Sun Vorn, a security guard who worked near the home of Sok An, the senior Cambodian People’s Party leader who died on Wednesday, remembers the late deputy prime minister for his early morning exercise routine.
“Wearing sports clothes, he walked around here doing exercise,” he said. Vorn also remembers An’s generosity. As a Khmer New Year gift last year, An gave his family 50,000 riel (about $12.50).
But over the past several months, as An had grown seriously ill, Vorn no longer saw him on his regular morning run.
“I heard from his car driver that he fell ill, and since then I haven’t seen him. Now he’s gone,” Vorn said.
Sok An, 66, died last Wednesday in a Beijing hospital, two days after he was granted the title “Samdech”.
He graduated from a university with a bachelor’s degree in geography, history and sociology in 1972 and from the Royal School of Administration in 1975. Before entering politics, An was a teacher. Little is known of his time under the Khmer Rouge, when he is believed to have stayed in Cambodia. After the regime fell in 1979, he joined the new Vietnamese-backed administration.

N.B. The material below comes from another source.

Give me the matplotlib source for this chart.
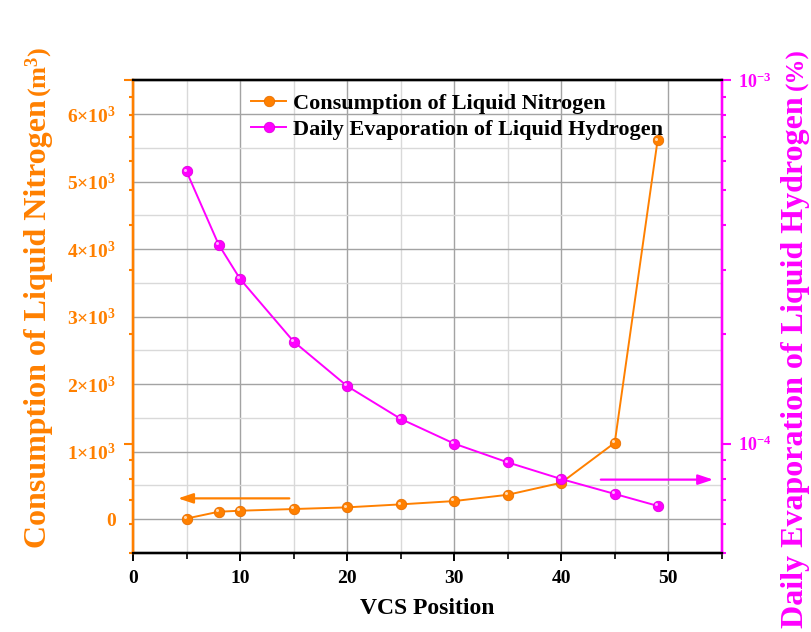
import matplotlib
matplotlib.use("Agg")
import matplotlib.pyplot as plt
import matplotlib.transforms as mtransforms
from matplotlib.ticker import MultipleLocator, FuncFormatter, LogLocator, NullFormatter

plt.rcParams.update({
    "font.family": "serif",
    "font.serif": ["Liberation Serif", "DejaVu Serif"],
    "font.weight": "bold",
    "mathtext.fontset": "custom",
    "mathtext.rm": "Liberation Serif:bold",
    "mathtext.bf": "Liberation Serif:bold",
    "mathtext.it": "Liberation Serif:bold:italic",
    "axes.linewidth": 1.6,
})

C_N2 = "#FF8000"   # orange -> liquid nitrogen, left axis
C_H2 = "#FF00FF"   # magenta -> liquid hydrogen, right axis
GRID_MAJ = "#a3a3a3"
GRID_MIN = "#d9d9d9"

# ---- data ----
vcs_pos = [5, 8, 10, 15, 20, 25, 30, 35, 40, 45, 49]
ln2_consumption = [10, 111, 126, 151, 176, 220, 269, 362, 540, 1132, 5609]
lh2_evaporation = [5.61e-4, 3.53e-4, 2.84e-4, 1.91e-4, 1.44e-4, 1.17e-4,
                   1.00e-4, 8.88e-5, 7.99e-5, 7.27e-5, 6.74e-5]
x_ticks = [0, 10, 20, 30, 40, 50]
n2_ticks = [0, 1000, 2000, 3000, 4000, 5000, 6000]
h2_ticks = [1e-4, 1e-3]
h2_tick_labels = [r"$10^{-4}$", r"$10^{-3}$"]

fig = plt.figure(figsize=(8.11, 6.32), dpi=100)
ax1 = fig.add_axes([0.164, 0.125, 0.726, 0.748])
ax2 = ax1.twinx()          # log axis, labelled on the right
ax3 = ax1.twinx()          # same log axis, ticks only on the left spine

def style_spines(ax):
    ax.spines["left"].set_color(C_N2)
    ax.spines["right"].set_color(C_H2)
    ax.spines["top"].set_color("black")
    ax.spines["bottom"].set_color("black")
    for s in ax.spines.values():
        s.set_linewidth(1.6)

for a in (ax1, ax2, ax3):
    style_spines(a)

# ---- left axis: linear nitrogen consumption ----
ax1.set_xlim(0, 55)
ax1.set_ylim(-500, 6500)
ax1.set_xticks(x_ticks)
ax1.xaxis.set_minor_locator(MultipleLocator(5))
ax1.set_yticks(n2_ticks)
ax1.yaxis.set_minor_locator(MultipleLocator(500))
ax1.yaxis.set_major_formatter(FuncFormatter(
    lambda v, p: "0" if v == 0 else "%d×10$^{3}$" % round(v / 1000)))
ax1.tick_params(axis="y", which="both", length=0, pad=12, labelsize=14, labelcolor=C_N2)
ax1.tick_params(axis="x", which="major", direction="out", length=6, width=1.4,
                pad=6, labelsize=14)
ax1.tick_params(axis="x", which="minor", direction="out", length=4, width=1.2)
ax1.grid(True, which="major", color=GRID_MAJ, lw=1.0)
ax1.grid(True, which="minor", color=GRID_MIN, lw=1.0)
ax1.set_axisbelow(True)
for lab in ax1.get_xticklabels():
    lab.set_fontweight("bold")
ax1.set_xlabel("VCS Position", fontsize=17, fontweight="bold", labelpad=8)

hl = mtransforms.offset_copy(ax1.transData, fig=fig, x=-1.3, y=1.3, units="points")
l1, = ax1.plot(vcs_pos, ln2_consumption, color=C_N2, lw=1.4, marker="o", ms=7.5,
               mfc=C_N2, mec="#E86F00", mew=0.6, label="Consumption of Liquid Nitrogen")
ax1.plot(vcs_pos, ln2_consumption, ls="none", marker="o", ms=2.2, mfc="white",
         mec="none", alpha=0.7, transform=hl)

# ---- right axis: log hydrogen evaporation ----
for a in (ax2, ax3):
    a.set_yscale("log")
    a.set_ylim(5e-5, 1e-3)
ax2.set_yticks(h2_ticks)
ax2.set_yticklabels(h2_tick_labels)
ax2.yaxis.set_minor_locator(LogLocator(base=10, subs=range(2, 10)))
ax2.yaxis.set_minor_formatter(NullFormatter())
ax2.tick_params(axis="y", which="major", direction="out", length=6.5, width=1.5,
                color=C_H2, labelcolor=C_H2, labelsize=13, pad=5)
ax2.tick_params(axis="y", which="minor", direction="out", length=3.2, width=1.5, color=C_H2)

ax3.yaxis.tick_left()
ax3.set_yticks(h2_ticks)
ax3.yaxis.set_minor_locator(LogLocator(base=10, subs=range(2, 10)))
ax3.yaxis.set_major_formatter(NullFormatter())
ax3.yaxis.set_minor_formatter(NullFormatter())
ax3.tick_params(axis="y", which="major", direction="out", length=6.5, width=1.5, color=C_N2)
ax3.tick_params(axis="y", which="minor", direction="out", length=3.2, width=1.5, color=C_N2)

hl2 = mtransforms.offset_copy(ax2.transData, fig=fig, x=-1.3, y=1.3, units="points")
l2, = ax2.plot(vcs_pos, lh2_evaporation, color=C_H2, lw=1.4, marker="o", ms=7.5,
               mfc=C_H2, mec="#E000E0", mew=0.6, label="Daily Evaporation of Liquid Hydrogen")
ax2.plot(vcs_pos, lh2_evaporation, ls="none", marker="o", ms=2.2, mfc="white",
         mec="none", alpha=0.7, transform=hl2)

# ---- direction arrows ----
ax1.annotate("", xy=(4.2, 309), xytext=(14.6, 309),
             arrowprops=dict(arrowstyle="-|>,head_length=0.9,head_width=0.3",
                             color=C_N2, lw=1.6, shrinkA=0, shrinkB=0))
ax2.annotate("", xy=(54.2, 7.96e-5), xytext=(43.7, 7.96e-5),
             arrowprops=dict(arrowstyle="-|>,head_length=0.9,head_width=0.3",
                             color=C_H2, lw=1.6, shrinkA=0, shrinkB=0))

# ---- legend ----
ax3.legend([l1, l2], [l1.get_label(), l2.get_label()], loc="upper left",
           bbox_to_anchor=(0.2, 0.972), frameon=False, borderaxespad=0, borderpad=0,
           prop={"family": "Liberation Serif", "weight": "bold", "size": 16},
           handlelength=1.6, handletextpad=0.3, labelspacing=0.22)

# ---- axis titles (two sizes each) ----
fig.text(46 / 811, 1 - 548 / 632, "Consumption of Liquid Nitrogen", rotation=90,
         rotation_mode="anchor", ha="left", va="baseline", color=C_N2,
         fontsize=23, fontweight="bold")
fig.text(46 / 811, 1 - 97 / 632, r"(m$^{3}$)", rotation=90,
         rotation_mode="anchor", ha="left", va="baseline", color=C_N2,
         fontsize=19, fontweight="bold")
fig.text(803 / 811, 1 - 628 / 632, "Daily Evaporation of Liquid Hydrogen", rotation=90,
         rotation_mode="anchor", ha="left", va="baseline", color=C_H2,
         fontsize=23, fontweight="bold")
fig.text(803 / 811, 1 - 90 / 632, "(%)", rotation=90,
         rotation_mode="anchor", ha="left", va="baseline", color=C_H2,
         fontsize=18, fontweight="bold")

fig.savefig("out.png", dpi=100, facecolor="white")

Born on April 16, 1950, in Kampong, Kirivong district, Takeo province, he served as a lawmaker for the Cambodian People’s Party for five terms following the first U.N.-administered elections in 1993.
Local residents from his home village remember An as a kind man who helped to develop the area as he rose in the party ranks. “He tried to develop his hometown when he gained high positions,” said Meas Mithona, 36, a farmer. “Sok An built infrastructure in Takeo province, including hospitals, wells and roads.”
An began his close relationship with the future prime minister, Hun Sen, as his chief of cabinet while the former Khmer Rouge commander was foreign minister. Their alliance was cemented when An’s son, Sok Puthyvuth, in 2005 wed Hun Sen’s daughter, Hun Maly.
Before he assumed his role as deputy prime minister in 2004, An served as ambassador to India and held vice ministerial positions at the foreign and interior ministries.
He became known as the “minister with many arms” for the numerous roles he took up in public life, including as a key member of the CPP’s central committee; head of the Apsara Authority, the body that overseas the Angkor Archaeological Park; head of the Cambodian National Petroleum Authority; and as a key architect of the formation of the Khmer Rouge tribunal.
Sok Eysan, CPP spokesman, expressed the party’s regret at An’s passing.
“His achievements made history... he initiated negotiations with the Vietnamese on the border issue. He tried to solve the dispute with Thailand over the Preah Vihear temple issue,” he said.
Government spokesman Phay Siphan said An had dedicated his life to protecting Cambodian interests since the fall of the Khmer Rouge. “He was a good leader, recognized globally,” he said.
Meas Ny, a social researcher, said An had been a “key consultant for the government” who would be difficult to replace.
Sok An is survived by his wife, Annie Sok An, as well as one daughter and four sons.